Woran erkenne ich den Jakobsweg?

Der Jakobsweg ist mit einer Muschel gekennzeichnet, die gleichzeitig die Pilgerströme nach Santiago de Compostela symbolisiert. Nebenwege wie der Jakobusweg Fichtelgebirge über Kirchenpingarten sind zusätzlich mit einem gelben Punkt markiert.

Ist pilgern konfessionsabhängig?

Nein. Im Gegensatz zu Wallfahrten, die meist rein katholisch sind, ist pilgern ökumenisch.

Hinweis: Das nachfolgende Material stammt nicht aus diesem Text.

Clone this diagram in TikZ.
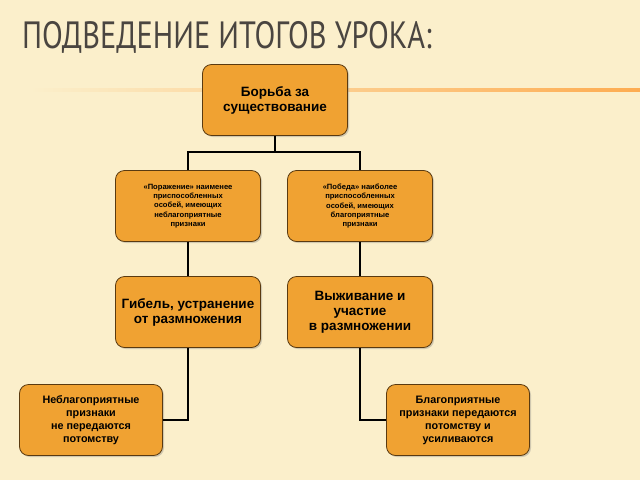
\documentclass[tikz,border=0pt]{standalone}
\usepackage{fontspec}
\setmainfont{Liberation Sans}
\newfontfamily\titlefont{PT Sans}
\usetikzlibrary{shadows}
\definecolor{bgcream}{HTML}{FBEFCB}
\definecolor{boxfill}{HTML}{F0A232}
\definecolor{boxline}{HTML}{5A3A10}
\definecolor{titlegrey}{HTML}{4A4540}
\tikzset{
  card/.style={draw=boxline, fill=boxfill, rounded corners=9pt, line width=0.8pt,
    minimum width=145pt, minimum height=71pt, align=center, font=\bfseries,
    drop shadow={shadow xshift=1.5pt, shadow yshift=-1.5pt, opacity=0.35}},
  small/.style={font=\bfseries\fontsize{7.6}{9.2}\selectfont},
  big/.style={font=\bfseries\fontsize{13.5}{15}\selectfont},
  low/.style={font=\bfseries\fontsize{10.8}{13}\selectfont, minimum width=143pt},
  link/.style={line width=1.2pt}
}
\begin{document}
\begin{tikzpicture}[x=1pt, y=-1pt]
  \fill[bgcream] (0,0) rectangle (640,480);
  \useasboundingbox (0,0) rectangle (640,480);
  \shade[left color=bgcream, right color=orange!60!bgcream] (30,88) rectangle (640,91);
  \node[anchor=base west, text=titlegrey, inner sep=0pt, xscale=0.8] (title) at (22,48)
    {\titlefont\fontsize{38}{40}\selectfont ПОДВЕДЕНИЕ ИТОГОВ УРОКА:};

  \node[card, big] (fight) at (275,100) {Борьба за\\существование};
  \node[card, small] (defeat) at (188,206) {«Поражение» наименее\\приспособленных\\особей, имеющих\\неблагоприятные\\признаки};
  \node[card, small] (victory) at (360,206) {«Победа» наиболее\\приспособленных\\особей, имеющих\\благоприятные\\признаки};
  \node[card, big] (death) at (188,312) {Гибель, устранение\\от размножения};
  \node[card, big] (survive) at (360,312) {Выживание и\\участие\\в размножении};
  \node[card, low] (badtr) at (91,420) {Неблагоприятные\\признаки\\не передаются\\потомству};
  \node[card, low] (goodtr) at (458,420) {Благоприятные\\признаки передаются\\потомству и\\усиливаются};

  \coordinate (fork) at (275,152);
  \draw[link] (fight) -- (fork);
  \draw[link] (defeat.north) |- (fork) -| (victory.north);
  \draw[link] (defeat) -- (death);
  \draw[link] (victory) -- (survive);
  \draw[link] (death.south) |- (badtr.east);
  \draw[link] (survive.south) |- (goodtr.west);
\end{tikzpicture}
\end{document}
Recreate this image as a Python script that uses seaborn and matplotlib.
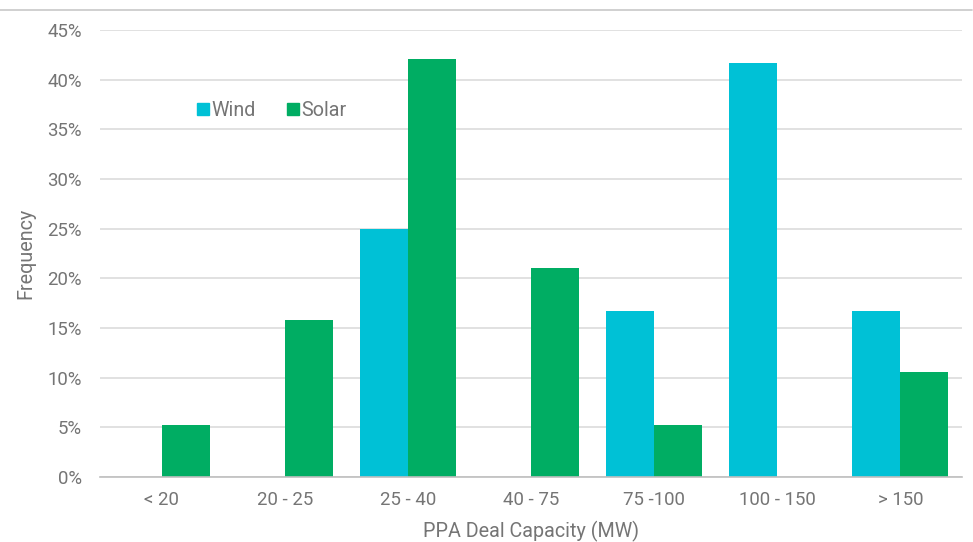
import matplotlib
matplotlib.use("Agg")
import matplotlib.pyplot as plt
import seaborn as sns
import pandas as pd
from matplotlib.ticker import FuncFormatter, MultipleLocator
from matplotlib.lines import Line2D

categories = ["< 20", "20 - 25", "25 - 40", "40 - 75", "75 -100", "100 - 150", "> 150"]
wind = [0, 0, 25.0, 0, 16.67, 41.67, 16.67]
solar = [5.26, 15.79, 42.11, 21.05, 5.26, 0, 10.53]
series = ["Wind", "Solar"]
colors = {"Wind": "#00C1D6", "Solar": "#00AD63"}

df = pd.DataFrame({
    "cat": categories * 2,
    "series": ["Wind"] * len(categories) + ["Solar"] * len(categories),
    "val": wind + solar,
})

sns.set_theme(style="white")
plt.rcParams["font.family"] = ["Roboto", "DejaVu Sans"]
txt = "#757575"

fig = plt.figure(figsize=(9.73, 5.42), dpi=100)
ax = fig.add_axes([100/973, 65/542, 862/973, 447/542])

sns.barplot(data=df, x="cat", y="val", hue="series", order=categories,
            hue_order=series, palette=colors, width=0.78, saturation=1,
            linewidth=0, edgecolor="none", ax=ax, legend=False)

ax.set_ylim(0, 45)
ax.set_xlim(-0.5, len(categories) - 0.5)
ax.yaxis.set_major_locator(MultipleLocator(5))
ax.yaxis.set_major_formatter(FuncFormatter(lambda v, p: f"{v:.0f}%"))
ax.grid(axis="y", color="#D9D9D9", linewidth=1.1)
ax.set_axisbelow(True)
for s in ["top", "right", "left"]:
    ax.spines[s].set_visible(False)
ax.spines["bottom"].set_color("#BFBFBF")
ax.spines["bottom"].set_linewidth(1.2)
ax.tick_params(axis="both", length=0, labelsize=13.4, labelcolor=txt)
ax.tick_params(axis="y", pad=13)
ax.tick_params(axis="x", pad=10)
ax.set_xlabel("PPA Deal Capacity (MW)", fontsize=14.2, color=txt, labelpad=9)
ax.set_ylabel("Frequency", fontsize=14.2, color=txt, labelpad=9)

handles = [Line2D([], [], marker="s", linestyle="none", markersize=8,
                  markerfacecolor=colors[s], markeredgecolor=colors[s]) for s in series]
leg = ax.legend(handles, series, loc="center left", bbox_to_anchor=(0.09, 0.821),
                ncol=2, frameon=False, fontsize=14.2, handletextpad=-0.1,
                columnspacing=1.4, handlelength=1.0, borderpad=0.3)
for t in leg.get_texts():
    t.set_color(txt)

fig.add_artist(Line2D([0, 972/973], [1 - 10/542, 1 - 10/542], color="#C8C8C8",
                      linewidth=1.2, transform=fig.transFigure))

fig.savefig("out.png", dpi=100)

Eine weitere Pilgerroute, die Via Francigenia, führt zu den Gräbern der Apostel Petrus und Paulus in Rom.  Auch in anderen Religionen wird gepilgert,  Muslime etwa pilgern unter anderem nach Mekka.

Wie viele Menschen pilgern auf dem Jakobsweg?

In Santiago de Compostela kamen 2015 rund 262 000 Pilger an, durch Bayreuth pilgern jährlich geschätzt 300 Menschen.  

Was ist seit Sonntag neu?

Am Sonntag wurde Neudrossenfeld offiziell an den Jakobusweg angeschlossen. Allerdings liegt die Dreifaltigkeitskirche nicht auf der Route, sondern man pilgert von Bayreuth aus los und kommt auch wieder dort an. Die Dreifaltigkeitskirche ist eine ehemalige Jakobuskirche, die während der Reformation umbenannt wurde. Es gibt dort vier spätgotische Altartafeln zur Jakobslegende und eine lebensgroße, vergoldete Jakobsfigur. Die Idee, Neudrossenfeld an den Jakobusweg anzuschließen, hatte die Neudrossenfelderin Karla Fohrbeck, die bereits den Jean-Paul-Weg  und den Rotmain-Auen-Weg erfunden hat.